• WRITTEN TASK: Restate the data below word for word. Skip any images it contains.

• SOURCE DATA:
━━━

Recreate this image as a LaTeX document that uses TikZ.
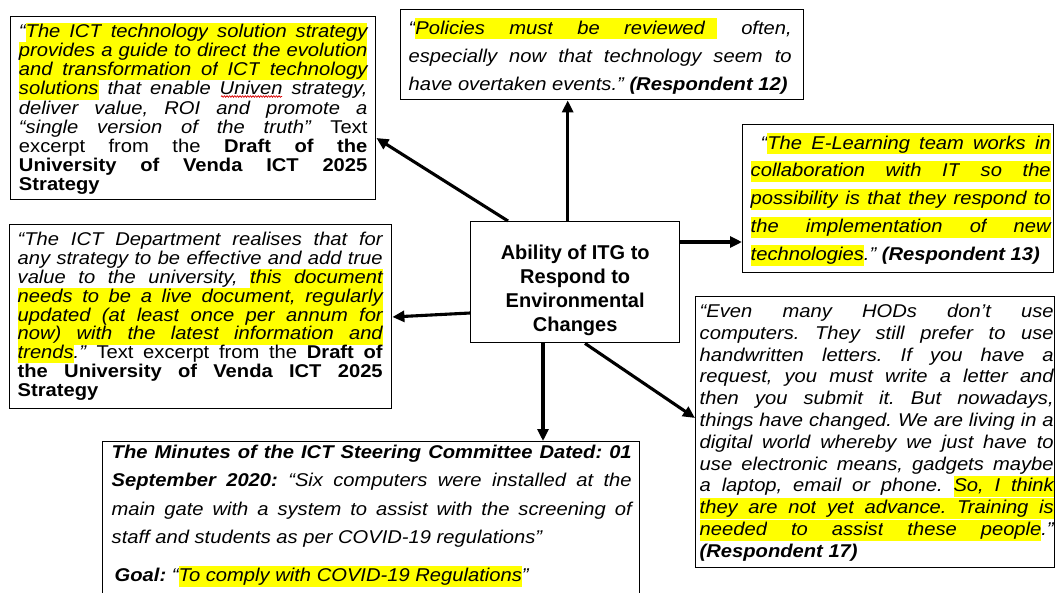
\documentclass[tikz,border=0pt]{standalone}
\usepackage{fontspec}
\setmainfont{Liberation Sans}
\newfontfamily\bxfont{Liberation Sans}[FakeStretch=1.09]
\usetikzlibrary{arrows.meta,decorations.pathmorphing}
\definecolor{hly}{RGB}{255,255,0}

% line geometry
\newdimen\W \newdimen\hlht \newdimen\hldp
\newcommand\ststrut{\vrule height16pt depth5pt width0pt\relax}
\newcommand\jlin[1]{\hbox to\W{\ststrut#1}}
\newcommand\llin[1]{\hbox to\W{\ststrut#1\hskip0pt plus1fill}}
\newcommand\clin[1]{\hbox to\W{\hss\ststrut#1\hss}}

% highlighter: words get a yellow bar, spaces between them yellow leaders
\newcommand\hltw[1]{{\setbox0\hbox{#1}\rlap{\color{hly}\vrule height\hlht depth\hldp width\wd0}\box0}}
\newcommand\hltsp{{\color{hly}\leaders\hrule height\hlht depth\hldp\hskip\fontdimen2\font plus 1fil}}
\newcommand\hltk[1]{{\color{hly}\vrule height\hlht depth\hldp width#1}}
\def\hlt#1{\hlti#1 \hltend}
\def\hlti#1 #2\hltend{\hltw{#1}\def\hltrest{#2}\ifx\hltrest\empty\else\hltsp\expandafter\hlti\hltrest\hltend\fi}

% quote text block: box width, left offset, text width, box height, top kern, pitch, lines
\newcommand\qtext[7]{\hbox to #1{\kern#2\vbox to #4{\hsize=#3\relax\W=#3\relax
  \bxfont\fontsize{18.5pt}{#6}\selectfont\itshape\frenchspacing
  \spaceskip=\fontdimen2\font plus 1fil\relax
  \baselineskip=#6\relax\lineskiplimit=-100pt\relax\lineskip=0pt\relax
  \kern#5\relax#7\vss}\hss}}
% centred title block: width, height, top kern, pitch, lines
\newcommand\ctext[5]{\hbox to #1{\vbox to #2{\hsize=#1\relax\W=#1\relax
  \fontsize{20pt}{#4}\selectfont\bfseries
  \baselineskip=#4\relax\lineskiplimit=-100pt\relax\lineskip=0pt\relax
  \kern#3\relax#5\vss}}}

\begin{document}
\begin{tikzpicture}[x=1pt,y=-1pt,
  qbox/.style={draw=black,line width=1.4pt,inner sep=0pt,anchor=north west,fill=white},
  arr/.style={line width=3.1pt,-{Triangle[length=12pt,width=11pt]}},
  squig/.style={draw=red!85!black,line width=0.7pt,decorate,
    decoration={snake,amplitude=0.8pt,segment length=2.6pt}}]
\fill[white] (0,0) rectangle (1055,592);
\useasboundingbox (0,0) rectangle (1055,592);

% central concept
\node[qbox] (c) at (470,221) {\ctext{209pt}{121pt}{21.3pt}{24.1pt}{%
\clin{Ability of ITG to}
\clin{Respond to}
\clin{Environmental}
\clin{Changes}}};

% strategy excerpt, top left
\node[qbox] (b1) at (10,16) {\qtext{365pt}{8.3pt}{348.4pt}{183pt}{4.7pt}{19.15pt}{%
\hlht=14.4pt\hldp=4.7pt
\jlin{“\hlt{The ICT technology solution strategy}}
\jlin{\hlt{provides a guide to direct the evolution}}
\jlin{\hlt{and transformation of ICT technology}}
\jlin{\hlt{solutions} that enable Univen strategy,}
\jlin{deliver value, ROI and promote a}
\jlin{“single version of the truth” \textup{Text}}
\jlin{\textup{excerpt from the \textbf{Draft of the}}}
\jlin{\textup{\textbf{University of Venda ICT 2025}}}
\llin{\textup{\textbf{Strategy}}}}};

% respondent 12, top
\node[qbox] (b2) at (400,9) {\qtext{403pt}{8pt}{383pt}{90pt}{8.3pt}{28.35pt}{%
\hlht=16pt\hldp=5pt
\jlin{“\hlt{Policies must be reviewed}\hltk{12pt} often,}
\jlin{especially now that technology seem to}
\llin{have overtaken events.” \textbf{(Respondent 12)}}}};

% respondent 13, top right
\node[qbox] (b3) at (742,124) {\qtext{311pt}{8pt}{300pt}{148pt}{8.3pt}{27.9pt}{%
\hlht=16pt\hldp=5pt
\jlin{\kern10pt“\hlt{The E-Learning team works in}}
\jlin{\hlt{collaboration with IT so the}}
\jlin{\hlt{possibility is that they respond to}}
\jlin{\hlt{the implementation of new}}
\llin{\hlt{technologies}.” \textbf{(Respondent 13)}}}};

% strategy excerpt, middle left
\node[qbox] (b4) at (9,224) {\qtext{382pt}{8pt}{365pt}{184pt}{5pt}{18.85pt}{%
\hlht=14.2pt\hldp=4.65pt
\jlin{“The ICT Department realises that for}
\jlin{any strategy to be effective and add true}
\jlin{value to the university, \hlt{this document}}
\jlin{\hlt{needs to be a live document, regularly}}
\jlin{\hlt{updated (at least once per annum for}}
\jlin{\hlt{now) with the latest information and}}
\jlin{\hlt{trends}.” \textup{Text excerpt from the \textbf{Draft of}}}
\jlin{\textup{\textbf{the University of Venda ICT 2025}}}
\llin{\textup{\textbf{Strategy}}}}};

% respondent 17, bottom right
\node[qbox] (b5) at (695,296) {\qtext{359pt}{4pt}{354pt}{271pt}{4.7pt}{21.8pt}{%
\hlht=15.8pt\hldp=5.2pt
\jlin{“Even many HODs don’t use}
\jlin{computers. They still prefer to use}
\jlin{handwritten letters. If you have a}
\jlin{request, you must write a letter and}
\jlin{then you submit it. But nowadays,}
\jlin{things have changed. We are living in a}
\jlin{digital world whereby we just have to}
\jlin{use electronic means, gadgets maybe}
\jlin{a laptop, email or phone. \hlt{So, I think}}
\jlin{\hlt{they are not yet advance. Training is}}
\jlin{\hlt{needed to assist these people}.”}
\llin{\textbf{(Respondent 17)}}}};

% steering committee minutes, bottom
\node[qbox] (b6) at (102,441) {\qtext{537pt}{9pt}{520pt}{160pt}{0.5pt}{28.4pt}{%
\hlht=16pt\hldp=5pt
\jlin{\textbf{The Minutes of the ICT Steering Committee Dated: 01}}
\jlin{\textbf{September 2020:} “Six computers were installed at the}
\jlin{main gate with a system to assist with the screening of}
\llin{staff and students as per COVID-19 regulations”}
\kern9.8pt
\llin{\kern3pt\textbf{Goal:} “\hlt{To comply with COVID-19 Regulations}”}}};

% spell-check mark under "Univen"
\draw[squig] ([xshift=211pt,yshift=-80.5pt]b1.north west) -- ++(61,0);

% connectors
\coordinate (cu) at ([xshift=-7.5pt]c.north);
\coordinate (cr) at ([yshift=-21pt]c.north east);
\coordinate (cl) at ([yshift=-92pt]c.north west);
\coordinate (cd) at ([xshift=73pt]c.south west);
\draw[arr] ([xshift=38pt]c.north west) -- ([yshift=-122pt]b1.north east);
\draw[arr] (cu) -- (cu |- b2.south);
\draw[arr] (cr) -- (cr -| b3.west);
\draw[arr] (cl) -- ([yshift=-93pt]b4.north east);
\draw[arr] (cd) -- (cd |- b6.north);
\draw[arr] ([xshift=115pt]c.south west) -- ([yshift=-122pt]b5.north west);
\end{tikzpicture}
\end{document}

━━━

• TASK SOLUTION:
Recreate this image as a LaTeX document that uses TikZ.
\documentclass[tikz,border=0pt]{standalone}
\usepackage{fontspec}
\setmainfont{Liberation Sans}
\newfontfamily\bxfont{Liberation Sans}[FakeStretch=1.09]
\usetikzlibrary{arrows.meta,decorations.pathmorphing}
\definecolor{hly}{RGB}{255,255,0}

% line geometry
\newdimen\W \newdimen\hlht \newdimen\hldp
\newcommand\ststrut{\vrule height16pt depth5pt width0pt\relax}
\newcommand\jlin[1]{\hbox to\W{\ststrut#1}}
\newcommand\llin[1]{\hbox to\W{\ststrut#1\hskip0pt plus1fill}}
\newcommand\clin[1]{\hbox to\W{\hss\ststrut#1\hss}}

% highlighter: words get a yellow bar, spaces between them yellow leaders
\newcommand\hltw[1]{{\setbox0\hbox{#1}\rlap{\color{hly}\vrule height\hlht depth\hldp width\wd0}\box0}}
\newcommand\hltsp{{\color{hly}\leaders\hrule height\hlht depth\hldp\hskip\fontdimen2\font plus 1fil}}
\newcommand\hltk[1]{{\color{hly}\vrule height\hlht depth\hldp width#1}}
\def\hlt#1{\hlti#1 \hltend}
\def\hlti#1 #2\hltend{\hltw{#1}\def\hltrest{#2}\ifx\hltrest\empty\else\hltsp\expandafter\hlti\hltrest\hltend\fi}

% quote text block: box width, left offset, text width, box height, top kern, pitch, lines
\newcommand\qtext[7]{\hbox to #1{\kern#2\vbox to #4{\hsize=#3\relax\W=#3\relax
  \bxfont\fontsize{18.5pt}{#6}\selectfont\itshape\frenchspacing
  \spaceskip=\fontdimen2\font plus 1fil\relax
  \baselineskip=#6\relax\lineskiplimit=-100pt\relax\lineskip=0pt\relax
  \kern#5\relax#7\vss}\hss}}
% centred title block: width, height, top kern, pitch, lines
\newcommand\ctext[5]{\hbox to #1{\vbox to #2{\hsize=#1\relax\W=#1\relax
  \fontsize{20pt}{#4}\selectfont\bfseries
  \baselineskip=#4\relax\lineskiplimit=-100pt\relax\lineskip=0pt\relax
  \kern#3\relax#5\vss}}}

\begin{document}
\begin{tikzpicture}[x=1pt,y=-1pt,
  qbox/.style={draw=black,line width=1.4pt,inner sep=0pt,anchor=north west,fill=white},
  arr/.style={line width=3.1pt,-{Triangle[length=12pt,width=11pt]}},
  squig/.style={draw=red!85!black,line width=0.7pt,decorate,
    decoration={snake,amplitude=0.8pt,segment length=2.6pt}}]
\fill[white] (0,0) rectangle (1055,592);
\useasboundingbox (0,0) rectangle (1055,592);

% central concept
\node[qbox] (c) at (470,221) {\ctext{209pt}{121pt}{21.3pt}{24.1pt}{%
\clin{Ability of ITG to}
\clin{Respond to}
\clin{Environmental}
\clin{Changes}}};

% strategy excerpt, top left
\node[qbox] (b1) at (10,16) {\qtext{365pt}{8.3pt}{348.4pt}{183pt}{4.7pt}{19.15pt}{%
\hlht=14.4pt\hldp=4.7pt
\jlin{“\hlt{The ICT technology solution strategy}}
\jlin{\hlt{provides a guide to direct the evolution}}
\jlin{\hlt{and transformation of ICT technology}}
\jlin{\hlt{solutions} that enable Univen strategy,}
\jlin{deliver value, ROI and promote a}
\jlin{“single version of the truth” \textup{Text}}
\jlin{\textup{excerpt from the \textbf{Draft of the}}}
\jlin{\textup{\textbf{University of Venda ICT 2025}}}
\llin{\textup{\textbf{Strategy}}}}};

% respondent 12, top
\node[qbox] (b2) at (400,9) {\qtext{403pt}{8pt}{383pt}{90pt}{8.3pt}{28.35pt}{%
\hlht=16pt\hldp=5pt
\jlin{“\hlt{Policies must be reviewed}\hltk{12pt} often,}
\jlin{especially now that technology seem to}
\llin{have overtaken events.” \textbf{(Respondent 12)}}}};

% respondent 13, top right
\node[qbox] (b3) at (742,124) {\qtext{311pt}{8pt}{300pt}{148pt}{8.3pt}{27.9pt}{%
\hlht=16pt\hldp=5pt
\jlin{\kern10pt“\hlt{The E-Learning team works in}}
\jlin{\hlt{collaboration with IT so the}}
\jlin{\hlt{possibility is that they respond to}}
\jlin{\hlt{the implementation of new}}
\llin{\hlt{technologies}.” \textbf{(Respondent 13)}}}};

% strategy excerpt, middle left
\node[qbox] (b4) at (9,224) {\qtext{382pt}{8pt}{365pt}{184pt}{5pt}{18.85pt}{%
\hlht=14.2pt\hldp=4.65pt
\jlin{“The ICT Department realises that for}
\jlin{any strategy to be effective and add true}
\jlin{value to the university, \hlt{this document}}
\jlin{\hlt{needs to be a live document, regularly}}
\jlin{\hlt{updated (at least once per annum for}}
\jlin{\hlt{now) with the latest information and}}
\jlin{\hlt{trends}.” \textup{Text excerpt from the \textbf{Draft of}}}
\jlin{\textup{\textbf{the University of Venda ICT 2025}}}
\llin{\textup{\textbf{Strategy}}}}};

% respondent 17, bottom right
\node[qbox] (b5) at (695,296) {\qtext{359pt}{4pt}{354pt}{271pt}{4.7pt}{21.8pt}{%
\hlht=15.8pt\hldp=5.2pt
\jlin{“Even many HODs don’t use}
\jlin{computers. They still prefer to use}
\jlin{handwritten letters. If you have a}
\jlin{request, you must write a letter and}
\jlin{then you submit it. But nowadays,}
\jlin{things have changed. We are living in a}
\jlin{digital world whereby we just have to}
\jlin{use electronic means, gadgets maybe}
\jlin{a laptop, email or phone. \hlt{So, I think}}
\jlin{\hlt{they are not yet advance. Training is}}
\jlin{\hlt{needed to assist these people}.”}
\llin{\textbf{(Respondent 17)}}}};

% steering committee minutes, bottom
\node[qbox] (b6) at (102,441) {\qtext{537pt}{9pt}{520pt}{160pt}{0.5pt}{28.4pt}{%
\hlht=16pt\hldp=5pt
\jlin{\textbf{The Minutes of the ICT Steering Committee Dated: 01}}
\jlin{\textbf{September 2020:} “Six computers were installed at the}
\jlin{main gate with a system to assist with the screening of}
\llin{staff and students as per COVID-19 regulations”}
\kern9.8pt
\llin{\kern3pt\textbf{Goal:} “\hlt{To comply with COVID-19 Regulations}”}}};

% spell-check mark under "Univen"
\draw[squig] ([xshift=211pt,yshift=-80.5pt]b1.north west) -- ++(61,0);

% connectors
\coordinate (cu) at ([xshift=-7.5pt]c.north);
\coordinate (cr) at ([yshift=-21pt]c.north east);
\coordinate (cl) at ([yshift=-92pt]c.north west);
\coordinate (cd) at ([xshift=73pt]c.south west);
\draw[arr] ([xshift=38pt]c.north west) -- ([yshift=-122pt]b1.north east);
\draw[arr] (cu) -- (cu |- b2.south);
\draw[arr] (cr) -- (cr -| b3.west);
\draw[arr] (cl) -- ([yshift=-93pt]b4.north east);
\draw[arr] (cd) -- (cd |- b6.north);
\draw[arr] ([xshift=115pt]c.south west) -- ([yshift=-122pt]b5.north west);
\end{tikzpicture}
\end{document}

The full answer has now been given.